The twenty men from Montour county who were members of the 314th Machine Gun Company when the Regiment went into action on September 26 were as fine a score of young soldiers as could be found in the A.E.F. Every man was picked for physical and mental qualities to serve on as difficult and trying a job as the army afforded -- the manning of the machine guns.

The Machine Gun company of the 314th landed in France with the Regiment on July 15 and moved into the 10th training area, where for six weeks they were given a course of intensive training. They started for the front on September 13th and took part in the great allied drive that opened on September 26th the 314th Machine Gun Company being in the front line at the center of the drive. The Regiment captured the village of Malancourt and then on September 28th, they stormed and took the very important town of Montfaucon. For this feat of arms the 79th Division was awarded the Lorraine Cross by the French. After five days of intensive fighting at and beyond Montfaucon the 79th Division was relieved and was in reserve until October 31st.

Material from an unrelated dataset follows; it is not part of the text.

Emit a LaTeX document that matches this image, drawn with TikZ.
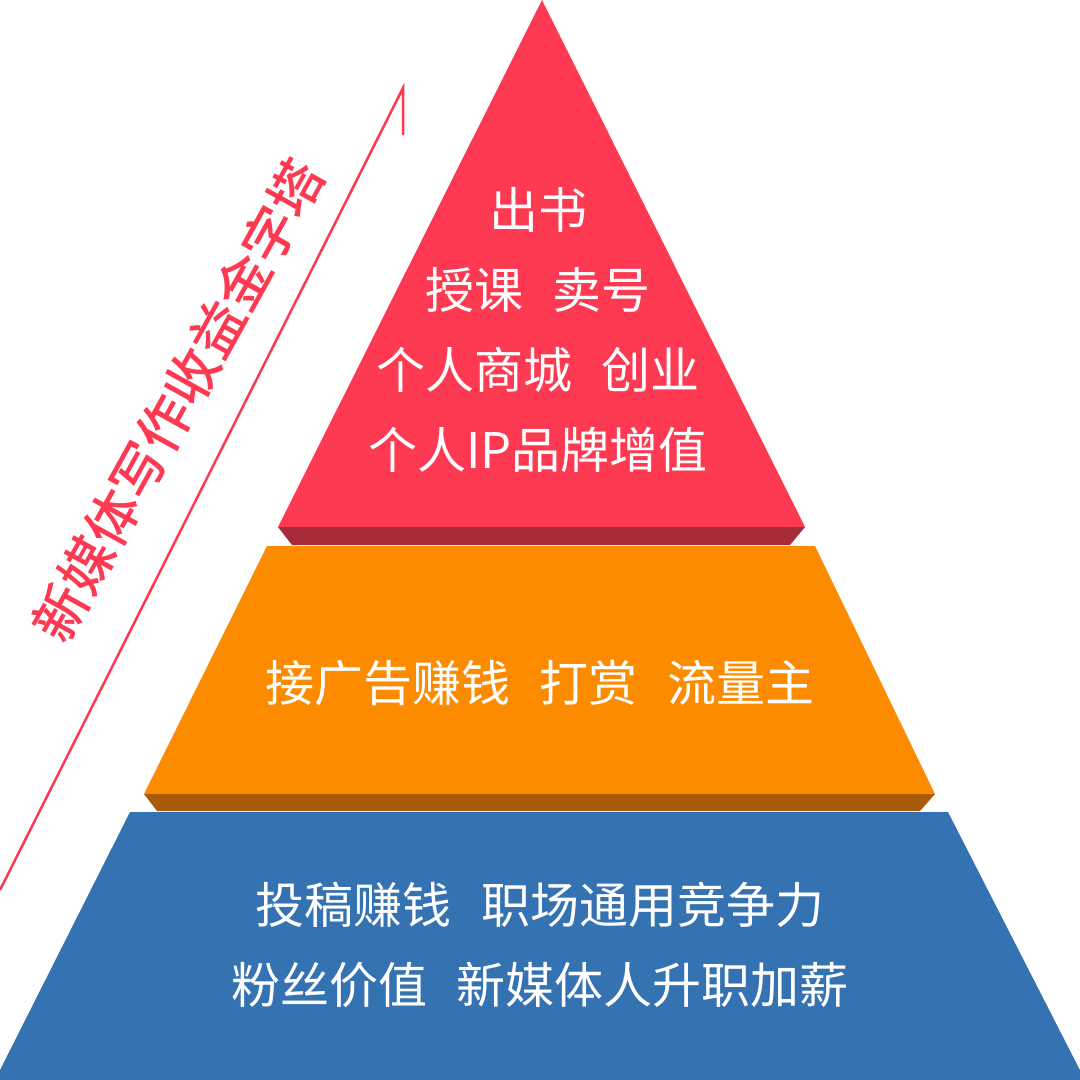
\documentclass[tikz,border=0pt]{standalone}
\usepackage{fontspec}
\newfontfamily\cjk{Noto Sans CJK SC}
\newfontfamily\cjkbold{Noto Sans CJK SC Medium}
\definecolor{pyred}{HTML}{FD3A52}
\definecolor{pyreddark}{HTML}{A82B3A}
\definecolor{pyorange}{HTML}{FC8B00}
\definecolor{pyorangedark}{HTML}{A85C0A}
\definecolor{pyblue}{HTML}{3572B1}
\tikzset{
  tier/.style={white, font=\cjk\fontsize{49}{80}\selectfont, align=center},
}
\newcommand\gap{\hspace{30pt}}
\begin{document}
\begin{tikzpicture}[x=1pt, y=-1pt]
\useasboundingbox (0,0) rectangle (1080,1080);

% red top
\fill[pyred] (542,0)--(805,527)--(278,527)--cycle;
\fill[pyreddark] (278,527)--(805,527)--(790,545)--(292,545)--cycle;
% orange middle
\fill[pyorange] (267,546)--(815,546)--(935,794)--(144,794)--cycle;
\fill[pyorangedark] (144,794)--(935,794)--(920,811)--(157,811)--cycle;
% blue bottom
\fill[pyblue] (130,812)--(948,812)--(1085,1080)--(-5,1080)--cycle;

\node[tier] (top) at (538,330) {出书\\授课\gap 卖号\\个人商城\gap 创业\\个人IP品牌增值};
\node[tier] (mid) at (540,683) {接广告赚钱\gap 打赏\gap 流量主};
\node[tier] (low) at (540,945) {投稿赚钱\gap 职场通用竞争力\\粉丝价值\gap 新媒体人升职加薪};

% side title
\coordinate (lineA) at (0,890);
\coordinate (lineB) at (403,88);
\coordinate (lineC) at (403,135);
\draw[pyred, line width=2.5pt] (lineA)--(lineB)--(lineC);
\node[pyred, rotate=61, font=\cjkbold\fontsize{54}{54}\selectfont] (title) at (178,400) {新媒体写作收益金字塔};
\end{tikzpicture}
\end{document}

On November 1 the Montour county boys of the 314th with their division again entered the front line at Belleu Woods, east of the Meuse River and there they suffered their heaviest casualties, losing the Captain of the Machine Gun Company, Sergeant Winner and many others killed and wounded. They remained fighting in this sector until the armistice was signed.

The Montour county boys saw 16 days of actual front line fighting and were under shell fire for two months.

After the armistice the 79th Division was occupied with more training, including maneuvers, regular drill and athletics up to the time of sailing for home. The 314th sailed from St. Naziere on May 16, and landed at Hoboken on May 26th.

An interesting side light on the story of the 314th Machine Gun Company is that this outfit was the first in the American Expeditionary Forces to take the American made Browning machine gun into the front line and turn its terrible fire on the Huns. Other American machine gunners before them had used the French guns.

Two more young men of the 314th who have just returned home are Sergeant Elliott Bird and Corporal Earl Treas, of the South Side. They were members of Company F.